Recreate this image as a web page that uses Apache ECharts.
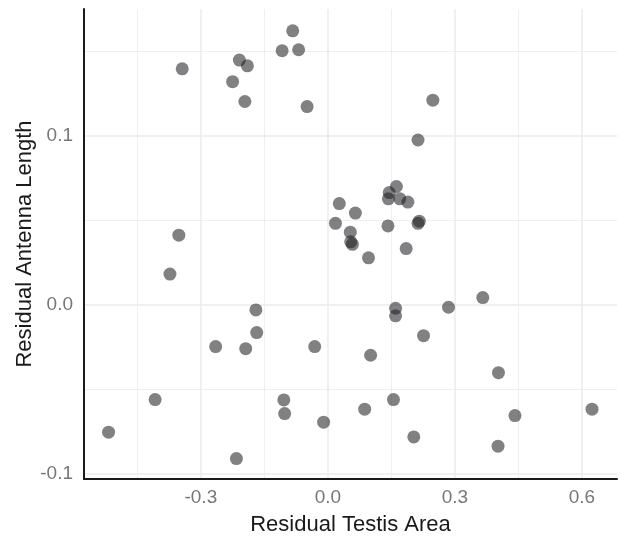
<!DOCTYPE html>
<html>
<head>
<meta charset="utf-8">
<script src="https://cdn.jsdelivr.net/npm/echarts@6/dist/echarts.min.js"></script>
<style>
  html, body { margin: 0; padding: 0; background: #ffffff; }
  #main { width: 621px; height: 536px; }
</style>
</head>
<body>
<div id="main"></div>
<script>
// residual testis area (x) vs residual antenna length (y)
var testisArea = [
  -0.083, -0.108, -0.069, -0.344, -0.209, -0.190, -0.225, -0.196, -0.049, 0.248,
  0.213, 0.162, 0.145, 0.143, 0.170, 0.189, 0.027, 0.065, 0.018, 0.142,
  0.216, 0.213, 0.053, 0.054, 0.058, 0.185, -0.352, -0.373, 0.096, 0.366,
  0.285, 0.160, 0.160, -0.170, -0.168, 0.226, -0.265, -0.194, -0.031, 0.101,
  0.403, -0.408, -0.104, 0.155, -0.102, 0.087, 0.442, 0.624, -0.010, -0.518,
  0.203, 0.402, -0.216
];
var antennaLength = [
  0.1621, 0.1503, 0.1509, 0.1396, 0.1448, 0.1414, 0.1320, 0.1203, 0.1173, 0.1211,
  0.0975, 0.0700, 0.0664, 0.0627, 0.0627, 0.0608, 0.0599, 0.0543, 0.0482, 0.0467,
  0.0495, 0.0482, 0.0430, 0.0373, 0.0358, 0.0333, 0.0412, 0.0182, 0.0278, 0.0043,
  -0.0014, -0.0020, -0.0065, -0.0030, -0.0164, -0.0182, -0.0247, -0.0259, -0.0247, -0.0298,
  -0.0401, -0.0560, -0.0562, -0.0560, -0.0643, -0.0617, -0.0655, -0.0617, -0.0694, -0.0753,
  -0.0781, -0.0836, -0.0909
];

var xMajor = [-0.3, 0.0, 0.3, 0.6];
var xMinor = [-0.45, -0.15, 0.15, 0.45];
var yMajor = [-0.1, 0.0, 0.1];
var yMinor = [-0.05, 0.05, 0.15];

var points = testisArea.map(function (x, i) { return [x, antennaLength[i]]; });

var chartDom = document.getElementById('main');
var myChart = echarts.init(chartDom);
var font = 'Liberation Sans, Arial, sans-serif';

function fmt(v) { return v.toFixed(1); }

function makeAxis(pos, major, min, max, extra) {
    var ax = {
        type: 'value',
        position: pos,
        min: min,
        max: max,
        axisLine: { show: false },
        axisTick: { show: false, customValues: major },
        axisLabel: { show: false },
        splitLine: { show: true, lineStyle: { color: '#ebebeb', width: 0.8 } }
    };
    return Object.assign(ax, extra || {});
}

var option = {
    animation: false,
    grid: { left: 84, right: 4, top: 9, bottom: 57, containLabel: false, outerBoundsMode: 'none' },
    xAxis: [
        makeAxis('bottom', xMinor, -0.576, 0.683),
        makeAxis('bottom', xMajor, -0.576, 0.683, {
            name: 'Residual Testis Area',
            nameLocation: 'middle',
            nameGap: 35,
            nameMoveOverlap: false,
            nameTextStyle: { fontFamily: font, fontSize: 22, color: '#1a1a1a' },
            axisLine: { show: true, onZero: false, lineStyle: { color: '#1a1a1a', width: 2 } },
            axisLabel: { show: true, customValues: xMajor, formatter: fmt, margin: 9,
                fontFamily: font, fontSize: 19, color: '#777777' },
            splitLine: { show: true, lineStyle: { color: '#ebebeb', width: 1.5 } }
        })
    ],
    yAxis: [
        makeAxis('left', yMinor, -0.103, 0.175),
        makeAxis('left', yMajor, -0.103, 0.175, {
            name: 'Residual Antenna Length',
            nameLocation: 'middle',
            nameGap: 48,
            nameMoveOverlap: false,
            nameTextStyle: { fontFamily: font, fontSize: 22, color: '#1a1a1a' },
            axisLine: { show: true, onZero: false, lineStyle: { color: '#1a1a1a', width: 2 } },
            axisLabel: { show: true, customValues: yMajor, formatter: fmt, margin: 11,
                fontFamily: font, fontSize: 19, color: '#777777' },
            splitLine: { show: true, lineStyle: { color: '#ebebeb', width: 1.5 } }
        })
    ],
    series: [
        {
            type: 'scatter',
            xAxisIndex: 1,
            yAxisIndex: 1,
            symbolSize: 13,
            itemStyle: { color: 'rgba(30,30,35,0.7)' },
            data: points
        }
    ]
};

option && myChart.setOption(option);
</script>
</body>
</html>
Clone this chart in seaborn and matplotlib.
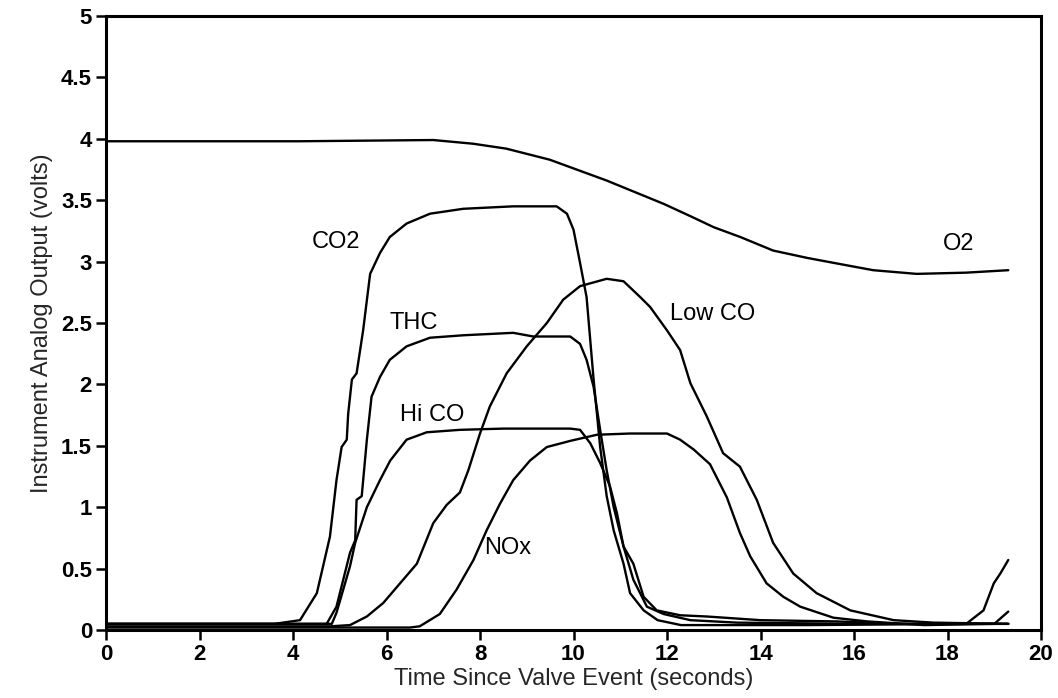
•••••
— DIRECTION —
Return the listing above in full and without alteration, excluding its pictures.

— RESPONSE FOR THIS EXERCISE —
Recreate this image as a web page that uses Apache ECharts.
<!DOCTYPE html>
<html>
<head>
<meta charset="utf-8">
<script src="https://cdn.jsdelivr.net/npm/echarts@6/dist/echarts.min.js"></script>
<style>
  html, body { margin: 0; padding: 0; background: #ffffff; }
  #main { width: 621px; height: 536px; }
</style>
</head>
<body>
<div id="main"></div>
<script>
// residual testis area (x) vs residual antenna length (y)
var testisArea = [
  -0.083, -0.108, -0.069, -0.344, -0.209, -0.190, -0.225, -0.196, -0.049, 0.248,
  0.213, 0.162, 0.145, 0.143, 0.170, 0.189, 0.027, 0.065, 0.018, 0.142,
  0.216, 0.213, 0.053, 0.054, 0.058, 0.185, -0.352, -0.373, 0.096, 0.366,
  0.285, 0.160, 0.160, -0.170, -0.168, 0.226, -0.265, -0.194, -0.031, 0.101,
  0.403, -0.408, -0.104, 0.155, -0.102, 0.087, 0.442, 0.624, -0.010, -0.518,
  0.203, 0.402, -0.216
];
var antennaLength = [
  0.1621, 0.1503, 0.1509, 0.1396, 0.1448, 0.1414, 0.1320, 0.1203, 0.1173, 0.1211,
  0.0975, 0.0700, 0.0664, 0.0627, 0.0627, 0.0608, 0.0599, 0.0543, 0.0482, 0.0467,
  0.0495, 0.0482, 0.0430, 0.0373, 0.0358, 0.0333, 0.0412, 0.0182, 0.0278, 0.0043,
  -0.0014, -0.0020, -0.0065, -0.0030, -0.0164, -0.0182, -0.0247, -0.0259, -0.0247, -0.0298,
  -0.0401, -0.0560, -0.0562, -0.0560, -0.0643, -0.0617, -0.0655, -0.0617, -0.0694, -0.0753,
  -0.0781, -0.0836, -0.0909
];

var xMajor = [-0.3, 0.0, 0.3, 0.6];
var xMinor = [-0.45, -0.15, 0.15, 0.45];
var yMajor = [-0.1, 0.0, 0.1];
var yMinor = [-0.05, 0.05, 0.15];

var points = testisArea.map(function (x, i) { return [x, antennaLength[i]]; });

var chartDom = document.getElementById('main');
var myChart = echarts.init(chartDom);
var font = 'Liberation Sans, Arial, sans-serif';

function fmt(v) { return v.toFixed(1); }

function makeAxis(pos, major, min, max, extra) {
    var ax = {
        type: 'value',
        position: pos,
        min: min,
        max: max,
        axisLine: { show: false },
        axisTick: { show: false, customValues: major },
        axisLabel: { show: false },
        splitLine: { show: true, lineStyle: { color: '#ebebeb', width: 0.8 } }
    };
    return Object.assign(ax, extra || {});
}

var option = {
    animation: false,
    grid: { left: 84, right: 4, top: 9, bottom: 57, containLabel: false, outerBoundsMode: 'none' },
    xAxis: [
        makeAxis('bottom', xMinor, -0.576, 0.683),
        makeAxis('bottom', xMajor, -0.576, 0.683, {
            name: 'Residual Testis Area',
            nameLocation: 'middle',
            nameGap: 35,
            nameMoveOverlap: false,
            nameTextStyle: { fontFamily: font, fontSize: 22, color: '#1a1a1a' },
            axisLine: { show: true, onZero: false, lineStyle: { color: '#1a1a1a', width: 2 } },
            axisLabel: { show: true, customValues: xMajor, formatter: fmt, margin: 9,
                fontFamily: font, fontSize: 19, color: '#777777' },
            splitLine: { show: true, lineStyle: { color: '#ebebeb', width: 1.5 } }
        })
    ],
    yAxis: [
        makeAxis('left', yMinor, -0.103, 0.175),
        makeAxis('left', yMajor, -0.103, 0.175, {
            name: 'Residual Antenna Length',
            nameLocation: 'middle',
            nameGap: 48,
            nameMoveOverlap: false,
            nameTextStyle: { fontFamily: font, fontSize: 22, color: '#1a1a1a' },
            axisLine: { show: true, onZero: false, lineStyle: { color: '#1a1a1a', width: 2 } },
            axisLabel: { show: true, customValues: yMajor, formatter: fmt, margin: 11,
                fontFamily: font, fontSize: 19, color: '#777777' },
            splitLine: { show: true, lineStyle: { color: '#ebebeb', width: 1.5 } }
        })
    ],
    series: [
        {
            type: 'scatter',
            xAxisIndex: 1,
            yAxisIndex: 1,
            symbolSize: 13,
            itemStyle: { color: 'rgba(30,30,35,0.7)' },
            data: points
        }
    ]
};

option && myChart.setOption(option);
</script>
</body>
</html>
Clone this chart in seaborn and matplotlib.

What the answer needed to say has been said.